Start GIVEN ENTRIES

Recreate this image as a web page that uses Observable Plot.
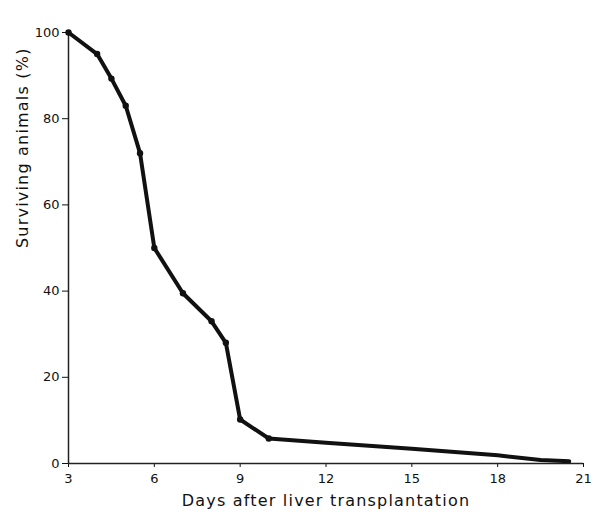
<!DOCTYPE html>
<html><head><meta charset="utf-8">
<script src="https://cdn.jsdelivr.net/npm/d3@7"></script>
<script src="https://cdn.jsdelivr.net/npm/@observablehq/plot@0.6"></script>
<style>body{margin:0;background:#fff;} svg{font-family:"DejaVu Sans",sans-serif;}</style>
</head><body><div id="chart"></div>
<script>
const days = [3, 4, 4.5, 5, 5.5, 6, 7, 8, 8.5, 9, 10, 12, 15, 18, 19.5, 20.5];
const surviving = [100, 95, 89.3, 83, 72, 50, 39.5, 33, 28, 10.2, 5.8, 4.8, 3.4, 1.9, 0.8, 0.5];
const xTicks = [3, 6, 9, 12, 15, 18, 21];
const yTicks = [0, 20, 40, 60, 80, 100];
const data = days.map((d, i) => ({day: d, pct: surviving[i]}));
const markers = data.slice(0, 11);

const chart = Plot.plot({
  width: 600, height: 520,
  marginLeft: 68, marginRight: 17, marginTop: 32, marginBottom: 57,
  style: {fontSize: "13px", fontFamily: "DejaVu Sans, sans-serif", color: "#111", background: "#fff"},
  x: {domain: [3, 21], ticks: xTicks, label: null},
  y: {domain: [0, 100], ticks: yTicks, label: null},
  marks: [
    Plot.axisX({ticks: xTicks, tickSize: 4, tickPadding: 6, fontSize: 13}),
    Plot.axisY({ticks: yTicks, tickSize: 6, tickPadding: 3, fontSize: 13}),
    Plot.ruleY([0], {stroke: "#222", strokeWidth: 1.5}),
    Plot.ruleX([3], {stroke: "#222", strokeWidth: 1.5}),
    Plot.line(data, {x: "day", y: "pct", stroke: "#111", strokeWidth: 4, strokeLinejoin: "round", strokeLinecap: "round"}),
    Plot.dot(markers, {x: "day", y: "pct", r: 3.2, fill: "#111"}),
    Plot.text(["Days after liver transplantation"], {frameAnchor: "bottom", dx: 0, dy: 42, fontSize: 16, fill: "#111", text: d => d}),
    Plot.text(["Surviving animals (%)"], {frameAnchor: "left", dx: -46, dy: 0, rotate: -90, fontSize: 16, fill: "#111", text: d => d})
  ]
});
chart.querySelectorAll("text").forEach(t => { if (t.textContent.startsWith("Days")) t.setAttribute("letter-spacing", "1.2"); if (t.textContent.startsWith("Surviving")) t.setAttribute("letter-spacing", "1.2"); });
document.getElementById("chart").append(chart);
</script></body></html>
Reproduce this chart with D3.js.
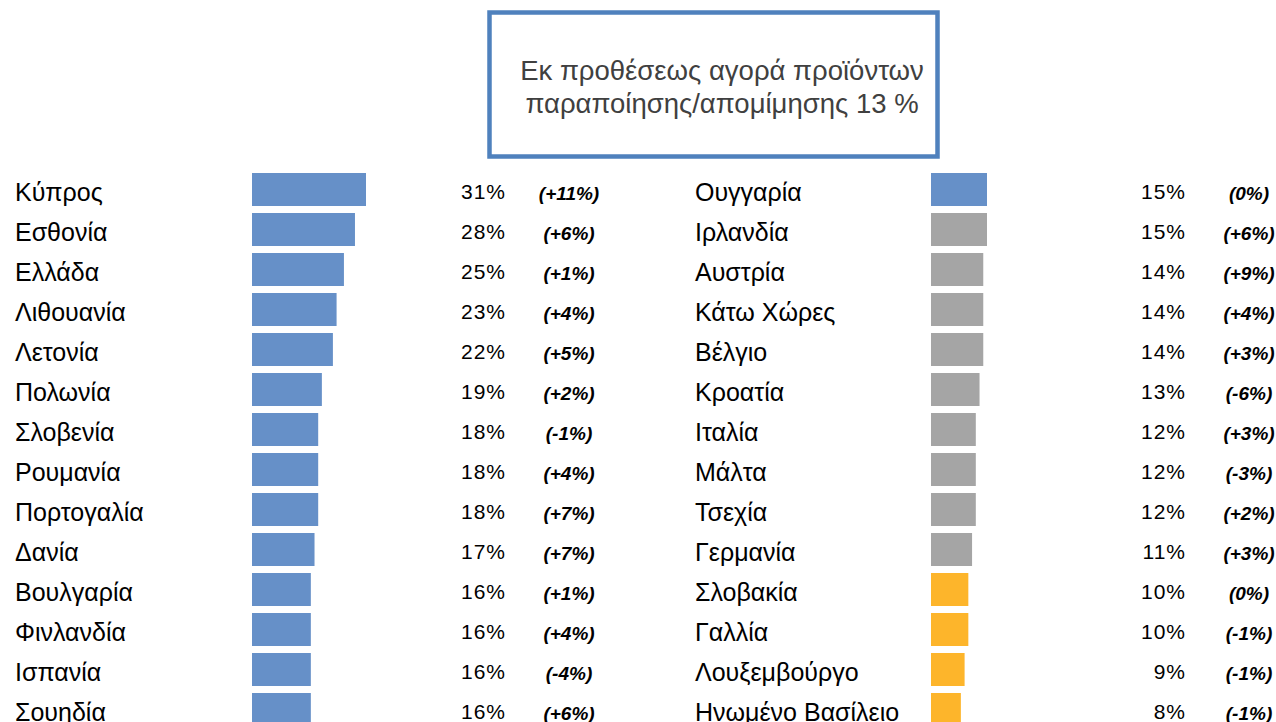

End GIVEN ENTRIES

WHAT THE TASK ASKS - Quote, exactly and only, the lines from the first line of the data above through the line containing "const markers = data.slice(0, 11);". The pictures do not belong in it.

RESPONSE TO THE TASK -
Recreate this image as a web page that uses Observable Plot.
<!DOCTYPE html>
<html><head><meta charset="utf-8">
<script src="https://cdn.jsdelivr.net/npm/d3@7"></script>
<script src="https://cdn.jsdelivr.net/npm/@observablehq/plot@0.6"></script>
<style>body{margin:0;background:#fff;} svg{font-family:"DejaVu Sans",sans-serif;}</style>
</head><body><div id="chart"></div>
<script>
const days = [3, 4, 4.5, 5, 5.5, 6, 7, 8, 8.5, 9, 10, 12, 15, 18, 19.5, 20.5];
const surviving = [100, 95, 89.3, 83, 72, 50, 39.5, 33, 28, 10.2, 5.8, 4.8, 3.4, 1.9, 0.8, 0.5];
const xTicks = [3, 6, 9, 12, 15, 18, 21];
const yTicks = [0, 20, 40, 60, 80, 100];
const data = days.map((d, i) => ({day: d, pct: surviving[i]}));
const markers = data.slice(0, 11);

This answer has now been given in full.